On April 26, 2023

Vermont’s education system is a mess

 

Dear Editor,

The new Career and Technical Education report from outside consultants strengthens the argument that Vermont’s education system is a mess. 

After over 40 years teaching and helping to plan education reforms around the world, I believe that Vermont’s continuing commitment to fixing what’s broken in different silos of the system and within those silos will not produce the educated people Vermont needs, no matter which proposals are adopted. The same is true for preschool childhood development, K-12 schooling, and the higher education system. 

In every one of these subsystems, we continue to behave like hill farmers with a broken tractor. The challenge for them was to get the tractor going again. It didn’t matter that they might have the wrong tractor for their farm’s terrain or for the crops they were growing. 

For Vermont’s preschool children, the discussions and legislation mostly address how to pay staff better and to babysit them. I don’t know of any discussions among the plethora of early childhood organizations about the overall development of children before their schooling starts, or of creating a statewide structure that pursues the objectives for childhood development. 

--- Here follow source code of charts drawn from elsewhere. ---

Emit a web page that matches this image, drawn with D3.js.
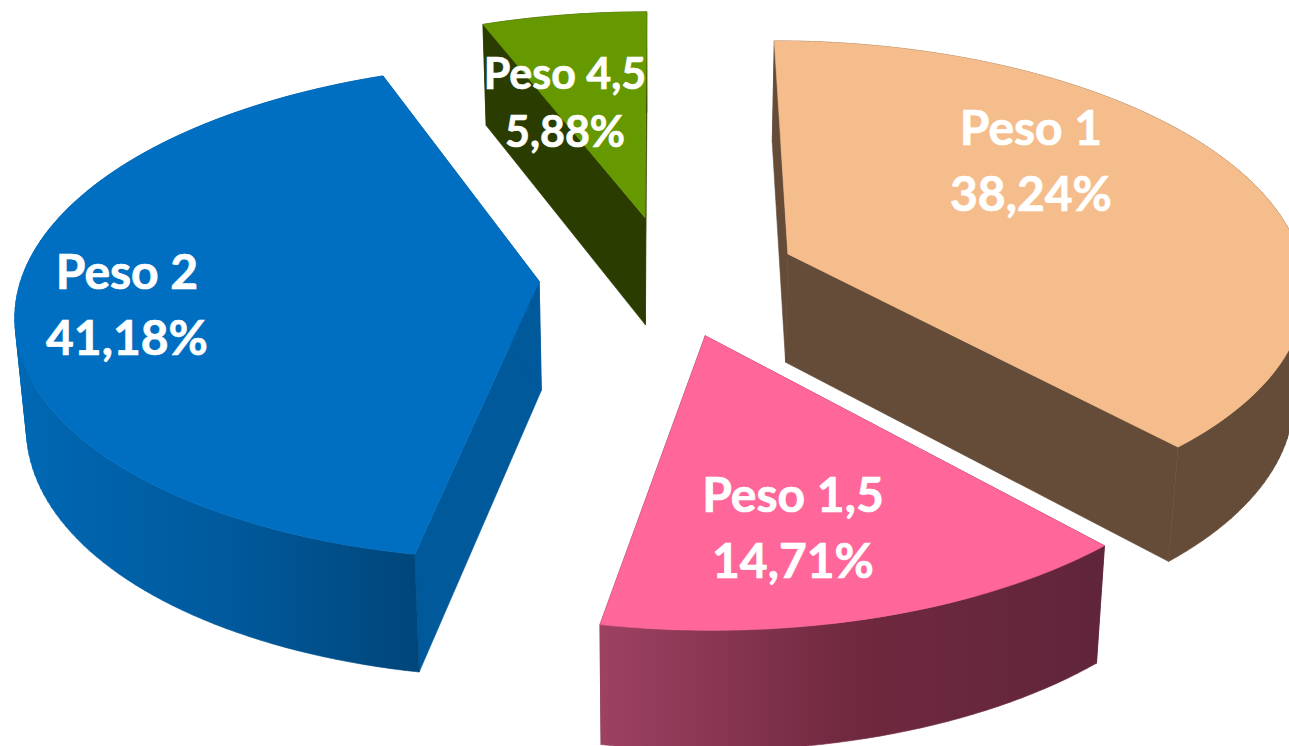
<!DOCTYPE html>
<html>
<head>
<meta charset="utf-8">
<script src="https://cdn.jsdelivr.net/npm/d3@7/dist/d3.min.js"></script>
<style>
html,body{margin:0;padding:0;background:#fff;overflow:hidden}
svg{display:block}
text{font-family:Lato,"Open Sans",sans-serif;font-weight:700;fill:#fff;stroke:#fff;stroke-width:0.7;text-anchor:middle}
</style>
</head>
<body>
<svg id="c" width="1289" height="746"></svg>
<script>
const categories = ["Peso 1", "Peso 1,5", "Peso 2", "Peso 4,5"];
const values = [38.24, 14.71, 41.18, 5.88];
const percentLabels = ["38,24%", "14,71%", "41,18%", "5,88%"];
const topColors = ["#F6BD8C", "#FF6699", "#006FC1", "#669900"];
const wallColors = ["#654C39", "#62263C", "#00599B", "#2B3C00"];
const arcStops = [
  [["0", "#654C39"], ["1", "#654C39"]],
  [["0", "#9E4163"], ["0.5", "#70293F"], ["1", "#60253B"]],
  [["0", "#0068B4"], ["0.55", "#00599B"], ["1", "#00467B"]],
  [["0", "#2B3C00"], ["1", "#2B3C00"]]
];
const labelCenters = [[1031, 128], [793, 495], [127, 272], [565, 74]];
const labelSizes = [48, 48, 48, 43];
const labelLeading = [66, 66, 66, 58];

// Perspective of the pie's ground plane
const RX = 531, RZ = 534, EXPLODE = 133, CX = 8.7, CZ = 116;
const VX = 660, HORIZON = -1755, PLANE = 2085, D = 4336;
const BOTTOM_SHRINK = 0.982;

const pie = d3.pie().sort(null).value(d => d);
const arcs = pie(values);

function project(X, Z) {
  const s = D / (D + Z);
  return [VX + X * s, HORIZON + PLANE * s];
}
function drop(p) {
  return [VX + (p[0] - VX) * BOTTOM_SHRINK, p[1] + 101 + (p[1] - 24) * 0.0316];
}
function wound(q) {
  return d3.polygonArea(q) < 0 ? q.slice().reverse() : q;
}

const svg = d3.select("#c");
const defs = svg.append("defs");
const line = d3.line();

arcs.forEach((a, i) => {
  const mid = (a.startAngle + a.endAngle) / 2;
  const ax = CX + EXPLODE * Math.sin(mid);
  const az = CZ + EXPLODE * Math.cos(mid);
  const apex = project(ax, az);
  const n = Math.max(8, Math.round((a.endAngle - a.startAngle) * 40));
  const rim = d3.range(n + 1).map(k => {
    const t = a.startAngle + (a.endAngle - a.startAngle) * k / n;
    return project(ax + RX * Math.sin(t), az + RZ * Math.cos(t));
  });
  const first = rim[0], last = rim[n];
  const g = svg.append("g").attr("class", "slice");

  const ext = d3.extent(rim, p => p[0]);
  const grad = defs.append("linearGradient").attr("id", "arc" + i)
    .attr("gradientUnits", "userSpaceOnUse")
    .attr("x1", ext[0]).attr("x2", ext[1]).attr("y1", 0).attr("y2", 0);
  grad.selectAll("stop").data(arcStops[i]).join("stop")
    .attr("offset", d => d[0]).attr("stop-color", d => d[1]);

  // radial walls
  [first, last].forEach(p => {
    g.append("path")
      .attr("d", line([apex, p, drop(p), drop(apex)]) + "Z")
      .attr("fill", wallColors[i])
      .attr("stroke", wallColors[i]).attr("stroke-width", 0.6);
  });
  // outer wall: one path of rim-segment quads, wound alike, so the silhouette stays closed without seams
  g.append("path")
    .attr("d", d3.pairs(rim)
      .map(d => line(wound([d[0], d[1], drop(d[1]), drop(d[0])])) + "Z").join(""))
    .attr("fill", "url(#arc" + i + ")")
    .attr("fill-rule", "nonzero")
    .attr("stroke", "url(#arc" + i + ")").attr("stroke-width", 0.6);
  // top surface
  g.append("path")
    .attr("d", line([apex].concat(rim)) + "Z")
    .attr("fill", topColors[i])
    .attr("stroke", topColors[i]).attr("stroke-width", 0.6);
});

categories.forEach((c, i) => {
  const t = svg.append("text")
    .attr("font-size", labelSizes[i]);
  t.append("tspan").attr("x", labelCenters[i][0]).attr("y", labelCenters[i][1] + labelSizes[i] * 0.36).text(c);
  t.append("tspan").attr("x", labelCenters[i][0]).attr("y", labelCenters[i][1] + labelLeading[i] + labelSizes[i] * 0.36).text(percentLabels[i]);
});
</script>
</body>
</html>
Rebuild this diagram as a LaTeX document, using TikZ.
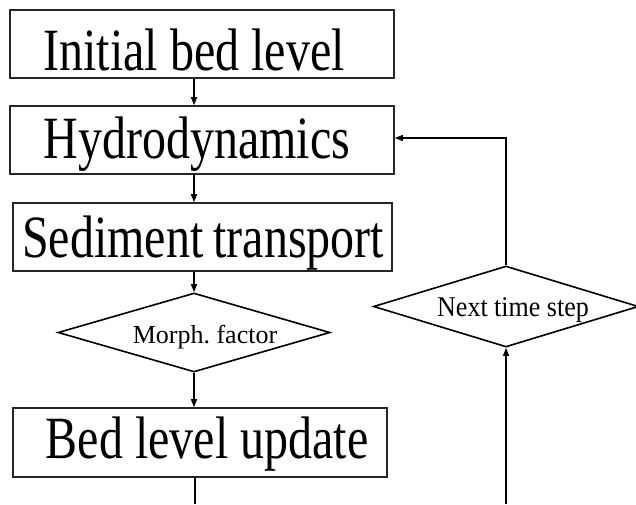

I’ve watched the K-12 system’s enrollments decline every year while per-pupil costs increase, and the continually changing tests that measure learning outcomes have obfuscated what I believe is a decline in students’ learning. 

This decline started well before the Covid excuse came along. The Vermont Dept. of Education’s embargo on releasing the 2020 or 2022 test results may be because of the results, not all of which can be explained by Covid.

At the tertiary level, we have watched the multiple reconfigurations of the state college system over the last few years and UVM’s continuing upheavals over enrollment levels, housing, and the leadership’s conflicts with students, the faculty, and staff. 

Can anyone doubt that changing college names, their organizational relations, what books they have, and the failure of dialogues on different campuses collectively suggest that the system needs a careful long-term consideration?